Starting at the line that contains "Write the matplotlib code for this chart." and stopping at the line that contains "fig.savefig('out.png', dpi=100)", transcribe every line of the material below exactly; pictures stay out.

┌──

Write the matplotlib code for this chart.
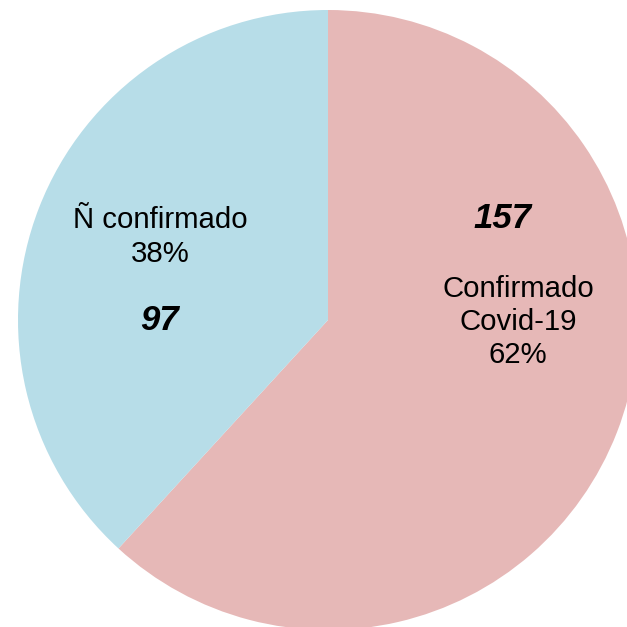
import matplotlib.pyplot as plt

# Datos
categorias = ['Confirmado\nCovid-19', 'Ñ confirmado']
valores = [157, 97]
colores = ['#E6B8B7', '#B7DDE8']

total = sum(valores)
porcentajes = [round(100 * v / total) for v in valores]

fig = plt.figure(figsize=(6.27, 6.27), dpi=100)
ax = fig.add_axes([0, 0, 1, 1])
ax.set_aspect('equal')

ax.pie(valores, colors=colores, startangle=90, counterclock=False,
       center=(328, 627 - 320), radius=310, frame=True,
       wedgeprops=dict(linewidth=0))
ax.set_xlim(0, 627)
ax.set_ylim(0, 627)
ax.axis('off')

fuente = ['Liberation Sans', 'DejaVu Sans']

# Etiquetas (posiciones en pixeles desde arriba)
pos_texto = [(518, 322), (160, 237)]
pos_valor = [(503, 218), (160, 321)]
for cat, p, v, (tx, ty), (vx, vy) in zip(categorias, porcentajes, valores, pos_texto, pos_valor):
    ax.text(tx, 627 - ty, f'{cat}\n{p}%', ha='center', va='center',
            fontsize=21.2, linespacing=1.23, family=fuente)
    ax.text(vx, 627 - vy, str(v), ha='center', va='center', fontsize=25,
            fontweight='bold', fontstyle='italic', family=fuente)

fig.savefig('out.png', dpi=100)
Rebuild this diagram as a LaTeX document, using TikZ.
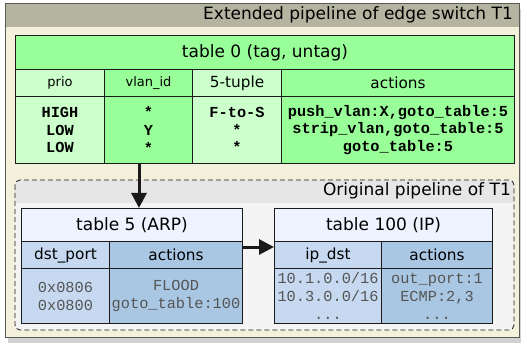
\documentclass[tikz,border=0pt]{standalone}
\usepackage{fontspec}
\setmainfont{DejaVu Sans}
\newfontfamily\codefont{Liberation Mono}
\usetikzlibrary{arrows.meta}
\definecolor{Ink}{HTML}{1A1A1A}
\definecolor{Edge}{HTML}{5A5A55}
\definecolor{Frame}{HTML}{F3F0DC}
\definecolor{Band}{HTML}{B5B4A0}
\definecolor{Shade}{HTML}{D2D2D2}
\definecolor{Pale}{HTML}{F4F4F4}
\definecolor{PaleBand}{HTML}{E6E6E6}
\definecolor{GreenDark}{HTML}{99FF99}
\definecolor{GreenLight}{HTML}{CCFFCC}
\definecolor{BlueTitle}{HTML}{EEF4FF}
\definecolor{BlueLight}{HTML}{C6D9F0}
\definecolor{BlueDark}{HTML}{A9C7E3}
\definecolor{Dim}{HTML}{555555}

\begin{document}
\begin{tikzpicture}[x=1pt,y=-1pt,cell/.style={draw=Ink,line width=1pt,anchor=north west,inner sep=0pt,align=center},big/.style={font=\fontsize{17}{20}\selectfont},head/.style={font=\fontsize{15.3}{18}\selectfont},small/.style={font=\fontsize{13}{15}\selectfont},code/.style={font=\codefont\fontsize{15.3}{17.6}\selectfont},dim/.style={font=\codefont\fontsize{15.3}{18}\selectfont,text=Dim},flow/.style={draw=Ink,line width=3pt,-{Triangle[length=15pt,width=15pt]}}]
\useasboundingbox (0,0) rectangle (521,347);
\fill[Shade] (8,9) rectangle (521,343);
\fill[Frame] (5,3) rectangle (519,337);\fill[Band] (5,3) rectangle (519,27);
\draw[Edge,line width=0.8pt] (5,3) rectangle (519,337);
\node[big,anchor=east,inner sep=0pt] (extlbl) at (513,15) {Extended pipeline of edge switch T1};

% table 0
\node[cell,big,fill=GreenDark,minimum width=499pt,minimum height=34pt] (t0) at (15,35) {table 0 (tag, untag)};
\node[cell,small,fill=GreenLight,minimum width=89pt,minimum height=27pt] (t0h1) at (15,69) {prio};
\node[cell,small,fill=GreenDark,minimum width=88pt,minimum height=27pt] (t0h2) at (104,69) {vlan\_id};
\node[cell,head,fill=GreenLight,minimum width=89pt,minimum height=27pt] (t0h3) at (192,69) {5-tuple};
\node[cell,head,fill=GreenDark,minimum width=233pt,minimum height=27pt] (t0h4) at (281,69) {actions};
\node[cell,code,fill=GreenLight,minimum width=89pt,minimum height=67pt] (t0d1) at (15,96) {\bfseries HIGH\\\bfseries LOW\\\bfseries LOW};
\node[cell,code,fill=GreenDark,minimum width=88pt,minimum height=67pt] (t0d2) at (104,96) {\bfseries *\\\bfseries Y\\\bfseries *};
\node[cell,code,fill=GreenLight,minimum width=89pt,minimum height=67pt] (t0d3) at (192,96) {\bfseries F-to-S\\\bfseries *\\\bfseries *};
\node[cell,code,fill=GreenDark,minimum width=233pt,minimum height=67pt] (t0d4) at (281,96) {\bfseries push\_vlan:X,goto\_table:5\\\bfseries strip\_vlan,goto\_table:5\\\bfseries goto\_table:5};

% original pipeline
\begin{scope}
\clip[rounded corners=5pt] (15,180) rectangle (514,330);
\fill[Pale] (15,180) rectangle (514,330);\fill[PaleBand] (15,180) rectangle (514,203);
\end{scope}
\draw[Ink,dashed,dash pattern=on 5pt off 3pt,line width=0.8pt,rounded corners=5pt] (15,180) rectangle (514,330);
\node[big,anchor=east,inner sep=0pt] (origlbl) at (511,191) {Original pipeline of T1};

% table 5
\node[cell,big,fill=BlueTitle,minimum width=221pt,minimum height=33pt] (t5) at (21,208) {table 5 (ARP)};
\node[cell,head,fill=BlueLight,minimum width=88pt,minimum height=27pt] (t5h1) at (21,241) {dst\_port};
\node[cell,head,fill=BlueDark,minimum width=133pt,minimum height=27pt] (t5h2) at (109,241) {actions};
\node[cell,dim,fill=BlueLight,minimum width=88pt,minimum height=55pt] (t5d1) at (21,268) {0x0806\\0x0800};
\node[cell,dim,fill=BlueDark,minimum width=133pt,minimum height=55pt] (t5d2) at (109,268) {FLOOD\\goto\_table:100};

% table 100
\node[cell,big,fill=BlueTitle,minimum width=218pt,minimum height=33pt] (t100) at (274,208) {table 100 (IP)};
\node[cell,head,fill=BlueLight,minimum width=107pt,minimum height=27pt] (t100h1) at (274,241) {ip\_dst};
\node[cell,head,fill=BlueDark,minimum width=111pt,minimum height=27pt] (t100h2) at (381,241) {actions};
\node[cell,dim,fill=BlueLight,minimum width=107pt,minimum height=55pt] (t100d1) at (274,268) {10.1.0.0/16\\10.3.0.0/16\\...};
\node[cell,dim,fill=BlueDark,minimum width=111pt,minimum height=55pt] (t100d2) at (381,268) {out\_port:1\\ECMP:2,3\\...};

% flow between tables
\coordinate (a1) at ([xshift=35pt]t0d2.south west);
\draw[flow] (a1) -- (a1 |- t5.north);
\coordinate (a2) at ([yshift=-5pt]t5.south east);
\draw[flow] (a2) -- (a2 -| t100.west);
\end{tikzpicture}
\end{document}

└──
┌──

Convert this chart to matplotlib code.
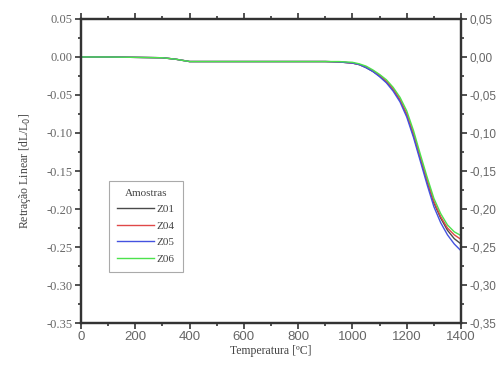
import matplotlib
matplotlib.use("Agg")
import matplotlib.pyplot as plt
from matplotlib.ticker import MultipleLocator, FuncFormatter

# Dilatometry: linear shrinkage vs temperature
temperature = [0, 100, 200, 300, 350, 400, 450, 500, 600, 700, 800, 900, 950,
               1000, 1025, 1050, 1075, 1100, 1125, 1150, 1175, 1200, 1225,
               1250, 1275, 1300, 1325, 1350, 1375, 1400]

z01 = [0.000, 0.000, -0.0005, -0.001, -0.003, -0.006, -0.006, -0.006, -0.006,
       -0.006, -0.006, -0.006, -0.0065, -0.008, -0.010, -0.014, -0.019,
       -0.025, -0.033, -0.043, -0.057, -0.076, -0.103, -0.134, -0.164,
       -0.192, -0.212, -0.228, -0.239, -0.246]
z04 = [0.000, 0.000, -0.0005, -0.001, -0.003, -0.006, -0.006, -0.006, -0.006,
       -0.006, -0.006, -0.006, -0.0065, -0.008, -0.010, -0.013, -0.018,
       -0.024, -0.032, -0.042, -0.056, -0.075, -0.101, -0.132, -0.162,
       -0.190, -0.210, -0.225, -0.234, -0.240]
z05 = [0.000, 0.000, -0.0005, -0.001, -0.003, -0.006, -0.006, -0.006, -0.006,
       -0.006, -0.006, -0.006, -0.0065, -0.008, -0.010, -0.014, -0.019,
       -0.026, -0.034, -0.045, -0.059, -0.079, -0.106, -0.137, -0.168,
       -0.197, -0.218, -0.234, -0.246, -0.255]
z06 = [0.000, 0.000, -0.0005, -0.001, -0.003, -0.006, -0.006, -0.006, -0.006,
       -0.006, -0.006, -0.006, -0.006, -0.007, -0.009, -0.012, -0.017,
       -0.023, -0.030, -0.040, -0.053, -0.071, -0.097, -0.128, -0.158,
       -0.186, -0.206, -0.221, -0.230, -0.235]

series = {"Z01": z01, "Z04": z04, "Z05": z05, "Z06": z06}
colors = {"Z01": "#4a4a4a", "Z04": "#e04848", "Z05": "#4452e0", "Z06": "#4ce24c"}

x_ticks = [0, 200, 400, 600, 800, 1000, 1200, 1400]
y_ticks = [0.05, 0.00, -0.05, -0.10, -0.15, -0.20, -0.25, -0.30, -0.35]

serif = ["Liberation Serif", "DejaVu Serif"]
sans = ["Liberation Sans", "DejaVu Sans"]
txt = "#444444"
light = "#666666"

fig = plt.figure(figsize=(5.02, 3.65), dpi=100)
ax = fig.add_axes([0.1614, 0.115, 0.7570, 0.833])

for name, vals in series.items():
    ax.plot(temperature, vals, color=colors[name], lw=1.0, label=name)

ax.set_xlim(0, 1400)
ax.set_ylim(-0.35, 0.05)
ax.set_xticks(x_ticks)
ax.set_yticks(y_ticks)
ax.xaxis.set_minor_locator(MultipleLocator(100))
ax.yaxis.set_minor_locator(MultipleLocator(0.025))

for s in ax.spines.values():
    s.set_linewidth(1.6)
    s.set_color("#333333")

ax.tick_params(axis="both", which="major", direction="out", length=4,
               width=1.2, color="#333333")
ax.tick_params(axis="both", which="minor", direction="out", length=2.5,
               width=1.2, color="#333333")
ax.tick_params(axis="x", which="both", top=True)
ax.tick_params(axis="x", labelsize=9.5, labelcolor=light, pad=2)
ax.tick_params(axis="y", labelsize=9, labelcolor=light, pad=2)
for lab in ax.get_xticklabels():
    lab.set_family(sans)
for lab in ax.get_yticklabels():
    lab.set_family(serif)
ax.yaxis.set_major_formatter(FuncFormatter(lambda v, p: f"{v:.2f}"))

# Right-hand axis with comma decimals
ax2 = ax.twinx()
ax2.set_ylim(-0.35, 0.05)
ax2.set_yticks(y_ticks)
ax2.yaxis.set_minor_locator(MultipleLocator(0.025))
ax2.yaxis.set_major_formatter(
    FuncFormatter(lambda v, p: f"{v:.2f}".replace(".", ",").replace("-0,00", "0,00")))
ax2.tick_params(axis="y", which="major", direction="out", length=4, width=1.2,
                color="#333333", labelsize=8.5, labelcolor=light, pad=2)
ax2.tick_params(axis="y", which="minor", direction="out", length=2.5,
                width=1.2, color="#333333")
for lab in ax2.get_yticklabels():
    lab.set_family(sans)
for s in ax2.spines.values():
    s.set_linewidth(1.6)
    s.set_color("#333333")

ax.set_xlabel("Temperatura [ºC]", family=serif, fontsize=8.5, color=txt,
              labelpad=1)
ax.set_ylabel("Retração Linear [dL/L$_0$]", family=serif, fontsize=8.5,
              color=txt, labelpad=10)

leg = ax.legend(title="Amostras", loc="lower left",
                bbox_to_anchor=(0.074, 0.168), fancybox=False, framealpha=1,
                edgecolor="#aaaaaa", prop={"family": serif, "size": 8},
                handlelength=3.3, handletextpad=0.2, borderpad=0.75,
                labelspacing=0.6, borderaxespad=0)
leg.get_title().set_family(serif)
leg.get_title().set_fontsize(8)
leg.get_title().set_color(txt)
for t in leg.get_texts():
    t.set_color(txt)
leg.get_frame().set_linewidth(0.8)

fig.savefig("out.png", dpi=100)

└──

● **ANSWER TO THE EXERCISE**
Write the matplotlib code for this chart.
import matplotlib.pyplot as plt

# Datos
categorias = ['Confirmado\nCovid-19', 'Ñ confirmado']
valores = [157, 97]
colores = ['#E6B8B7', '#B7DDE8']

total = sum(valores)
porcentajes = [round(100 * v / total) for v in valores]

fig = plt.figure(figsize=(6.27, 6.27), dpi=100)
ax = fig.add_axes([0, 0, 1, 1])
ax.set_aspect('equal')

ax.pie(valores, colors=colores, startangle=90, counterclock=False,
       center=(328, 627 - 320), radius=310, frame=True,
       wedgeprops=dict(linewidth=0))
ax.set_xlim(0, 627)
ax.set_ylim(0, 627)
ax.axis('off')

fuente = ['Liberation Sans', 'DejaVu Sans']

# Etiquetas (posiciones en pixeles desde arriba)
pos_texto = [(518, 322), (160, 237)]
pos_valor = [(503, 218), (160, 321)]
for cat, p, v, (tx, ty), (vx, vy) in zip(categorias, porcentajes, valores, pos_texto, pos_valor):
    ax.text(tx, 627 - ty, f'{cat}\n{p}%', ha='center', va='center',
            fontsize=21.2, linespacing=1.23, family=fuente)
    ax.text(vx, 627 - vy, str(v), ha='center', va='center', fontsize=25,
            fontweight='bold', fontstyle='italic', family=fuente)

fig.savefig('out.png', dpi=100)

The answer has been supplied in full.